Private enforcement of a competition law claim is one of the most increasingly common forms of litigation in the European Union. Many factors are, together, driving this litigation explosion. First, the European Commission is increasingly bring competition law cases. This public enforcement has led to an increasing number of court judgments, be it from a national court or a European court. And after such a court has decided a public enforcement claim, claimants then bring a follow-on private enforcement claim. Claimants base their private enforcement infringement claim on the evidence and case law the European Commission developed in its public enforcement claim. This greatly lowers the cost—and risk—of private enforcement. The European court, or national court, will already have found a violation of EU competition law before claimants even begin their follow-on litigation.
Second, the EU damages directive, directive 2014104EU, has made it easier for a claimant to bring a damages claim. The EU damages directive requires each EU member state to offer minimum legal protections. The EU damages directive, for example, requires each member state to allow discloser in a claim for antitrust damages. Thus, for example, in cartel damages claims the accused companies must give claimants the information they need to calculate cartel damages. Without such a disclosure requirement, claimants would, very often, not have the information they need to prove their cartel damages claims, and thus would lose the entire infringement litigation.
Competition litigation is also increasing because claimants can increasingly use collective action techniques to combine their claims. When the European Parliament recently enacted the Collective Redress Directive it chose, oddly, not to specifically apply the Directive to competition litigation. But the Directive does not stop a member state from applying its collective redress rules to competition law infringement claims. And it is now not uncommon for a member state to do so. Collective redress rules allow many individual claimants to combine all their claims into just one claim, making litigation much more economical.

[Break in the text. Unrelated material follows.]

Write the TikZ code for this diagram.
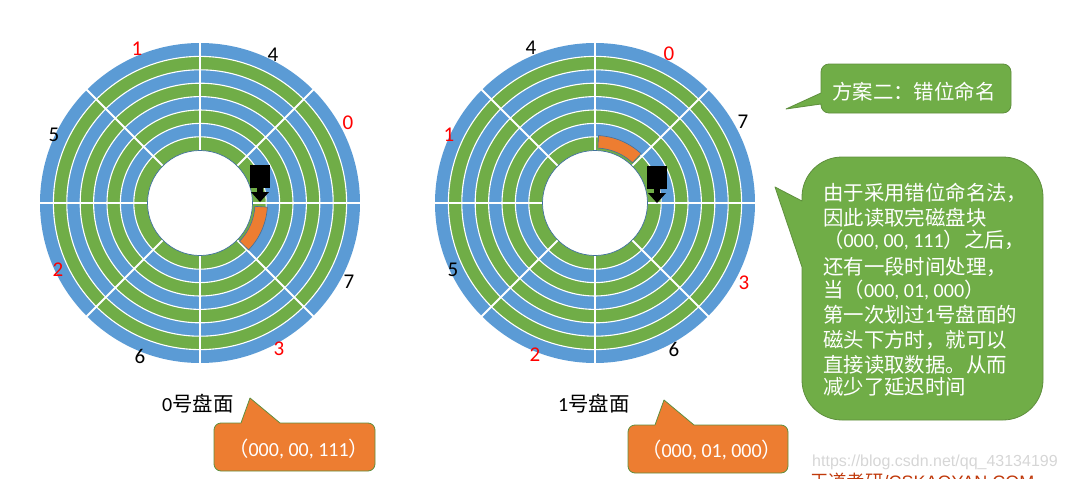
\documentclass[tikz,border=0pt]{standalone}
\usepackage{fontspec}
\setmainfont{Carlito}
\newfontfamily\cjk[Scale=1.02]{Noto Sans CJK SC}
\newfontfamily\arialish{Liberation Sans}
\definecolor{ringblue}{HTML}{5B9BD5}
\definecolor{ringgreen}{HTML}{70AD47}
\definecolor{boxorange}{HTML}{ED7D31}
\definecolor{edgegreen}{HTML}{5F8F3E}
\definecolor{edgeblue}{HTML}{41719C}
\definecolor{brand}{HTML}{C0390B}
\tikzset{
  x=1pt,y=-1pt,
  sep/.style={white,line width=2pt},
  ringline/.style={draw=white,line width=1.1pt},
  lbl/.style={font=\fontsize{21}{21}\selectfont,inner sep=0pt},
  redlbl/.style={lbl,text=red},
  caption/.style={font=\fontsize{20}{20}\selectfont,inner sep=0pt,anchor=base west},
  bubble/.style={draw=edgegreen,line width=.8pt,line join=round},
  bubtext/.style={font=\fontsize{20}{20}\selectfont,text=white,inner sep=0pt,anchor=base west},
  sector/.style={fill=boxorange,draw=edgeblue,line width=.6pt},
}
\newcommand{\platter}[2]{%
  \begin{scope}[shift={(#1,#2)}]
    \foreach \r/\c in {160/ringblue,146.6/ringgreen,133.2/ringblue,119.8/ringgreen,106.4/ringblue,93/ringgreen,79.6/ringblue,66.2/ringgreen}
      \fill[\c] (0,0) circle[radius=\r];
    \foreach \r in {146.6,133.2,119.8,106.4,93,79.6,66.2}
      \draw[ringline] (0,0) circle[radius=\r];
    \foreach \a in {0,45,90,135}
      \draw[sep] (\a:161) -- (\a+180:161);
    \fill[white,draw=edgeblue,line width=.7pt] (0,0) circle[radius=52.5];
  \end{scope}}
\newcommand{\orangeseg}[4]{%
  \begin{scope}[shift={(#1,#2)}]
    \draw[sector] plot[domain=#3:#4,samples=16] (\x:67.5) -- plot[domain=#4:#3,samples=16] (\x:55) -- cycle;
  \end{scope}}
\newcommand{\rwhead}[2]{%
  \fill[black] (#1-10,#2-37) rectangle (#1+10,#2-14);
  \fill[black] (#1-3,#2-14) -- (#1+3,#2-14) -- (#1+3,#2-10) -- (#1+9,#2-10) -- (#1,#2) -- (#1-9,#2-10) -- (#1-3,#2-10) -- cycle;}
\begin{document}
\begin{tikzpicture}
\useasboundingbox (0,0) rectangle (1066,479);
\clip (0,0) rectangle (1066,479);

% platter 0
\platter{200}{203}
\orangeseg{200}{203}{3.5}{44}
\rwhead{260}{202}
\node[redlbl] (a1) at (137,49) {1};
\node[lbl] (a4) at (273,55) {4};
\node[redlbl] (a0) at (348,123) {0};
\node[lbl] (a5) at (54,135) {5};
\node[lbl] (a7) at (349,282) {7};
\node[redlbl] (a2) at (58,270) {2};
\node[redlbl] (a3) at (279,349) {3};
\node[lbl] (a6) at (140,356) {6};

% platter 1
\platter{595}{203}
\orangeseg{595}{203}{-87}{-47}
\rwhead{657}{203}
\node[lbl] (b4) at (531,48) {4};
\node[redlbl] (b0) at (669,54) {0};
\node[lbl] (b7) at (743,122) {7};
\node[redlbl] (b1) at (449,135) {1};
\node[redlbl] (b3) at (744,283) {3};
\node[lbl] (b5) at (453,270) {5};
\node[redlbl] (b2) at (535,355) {2};
\node[lbl] (b6) at (674,349) {6};

% captions
\node[caption] (capa) at (162,411) {0{\cjk 号盘面}};
\node[caption] (capb) at (558,411) {1{\cjk 号盘面}};

% orange callouts
\path[bubble,fill=boxorange] (241,423) -- (250,398) -- (280,423) -- (368,423)
  arc[start angle=-90,end angle=0,radius=7] -- (375,464)
  arc[start angle=0,end angle=90,radius=7] -- (221,471)
  arc[start angle=90,end angle=180,radius=7] -- (214,430)
  arc[start angle=180,end angle=270,radius=7] -- cycle;
\node[bubtext] (ta) at (228,456) {{\cjk （}000, 00, 111{\cjk ）}};
\path[bubble,fill=boxorange] (655,425) -- (664,400) -- (694,425) -- (781,425)
  arc[start angle=-90,end angle=0,radius=7] -- (788,466)
  arc[start angle=0,end angle=90,radius=7] -- (635,473)
  arc[start angle=90,end angle=180,radius=7] -- (628,432)
  arc[start angle=180,end angle=270,radius=7] -- cycle;
\node[bubtext] (tb) at (641,457) {{\cjk （}000, 01, 000{\cjk ）}};

% green callouts
\path[bubble,fill=ringgreen] (821,93) -- (786,109) -- (821,104) -- (821,105)
  arc[start angle=180,end angle=90,radius=8] -- (1003,113)
  arc[start angle=90,end angle=0,radius=8] -- (1011,72)
  arc[start angle=0,end angle=-90,radius=8] -- (829,64)
  arc[start angle=-90,end angle=-180,radius=8] -- cycle;
\node[bubtext] (tc) at (832,99) {\cjk 方案二：错位命名};

\path[bubble,fill=ringgreen] (802,201) -- (775,187) -- (802,267) -- (802,380)
  arc[start angle=180,end angle=90,radius=40] -- (1003,420)
  arc[start angle=90,end angle=0,radius=40] -- (1043,197)
  arc[start angle=0,end angle=-90,radius=40] -- (842,157)
  arc[start angle=-90,end angle=-180,radius=40] -- cycle;
\node[bubtext] (l1) at (823,200) {\cjk 由于采用错位命名法，};
\node[bubtext] (l2) at (823,225) {\cjk 因此读取完磁盘块};
\node[bubtext] (l3) at (823,247) {{\cjk （}000, 00, 111{\cjk ）之后，}};
\node[bubtext] (l4) at (823,274) {\cjk 还有一段时间处理，};
\node[bubtext] (l5) at (823,297) {{\cjk 当（}000, 01, 000{\cjk ）}};
\node[bubtext] (l6) at (823,322) {{\cjk 第一次划过}1{\cjk 号盘面的}};
\node[bubtext] (l7) at (823,347) {\cjk 磁头下方时，就可以};
\node[bubtext] (l8) at (823,372) {\cjk 直接读取数据。从而};
\node[bubtext] (l9) at (823,394) {\cjk 减少了延迟时间};

% watermarks
\node[inner sep=0pt,anchor=base west,text=black!16,font=\arialish\fontsize{16}{16}\selectfont] (wm) at (812,466) {https://blog.csdn.net/qq\_43134199};
\node[inner sep=0pt,anchor=base west,text=brand,font=\arialish\fontsize{18}{18}\selectfont] (br) at (810,488) {{\cjk 王道考研}/CSKAOYAN.COM};
\end{tikzpicture}
\end{document}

If a member state does not allow collective redress of antitrust damages actions, then it most probably does allow claimants to transfer their claim to a special purpose corporation, which will then bring one private damages action. This, another form of collective action, similarly combines claims and thus makes litigation economical.
A specialized competition law court will also encourage claimants to bring damages actions. A competition appeal tribunal will often know more about competition law than even the supreme court, or other high court, of an EU member state. This increased legal certainty regarding private antitrust enforcement encourages claimants–and those who finance litigation–to bring private enforcement actions.
As this implies, litigation finance is also driving the current boom in competition law litigation. Relying on the certainty follow-on cases offer, increased competition law competence, and the efficiency of collective action proceedings, litigation financers are increasingly willing to pay to prosecute EU competition law cases. In return for financing these expensive, time consuming legal proceedings, these litigation financers recover a portion, sometime a significant portion, of the antitrust damages award. And, with this help, claimants successfully bring competition infringement cases which they would otherwise never be able to bring.
Many have said these rules and practices make a damages claim under EU law as easy to bring as one in the United States. But private antitrust litigation in the European Union relies much more on follow-on cases. And European competition law remains unique. The European Commission, for example, enforces Article 101 TFEU very differently than a competition authority in the United States would enforce the Sherman Antitrust law. Thus while there are more private enforcement actions in the European Union than ever before, there are still more private enforcement actions in the United States.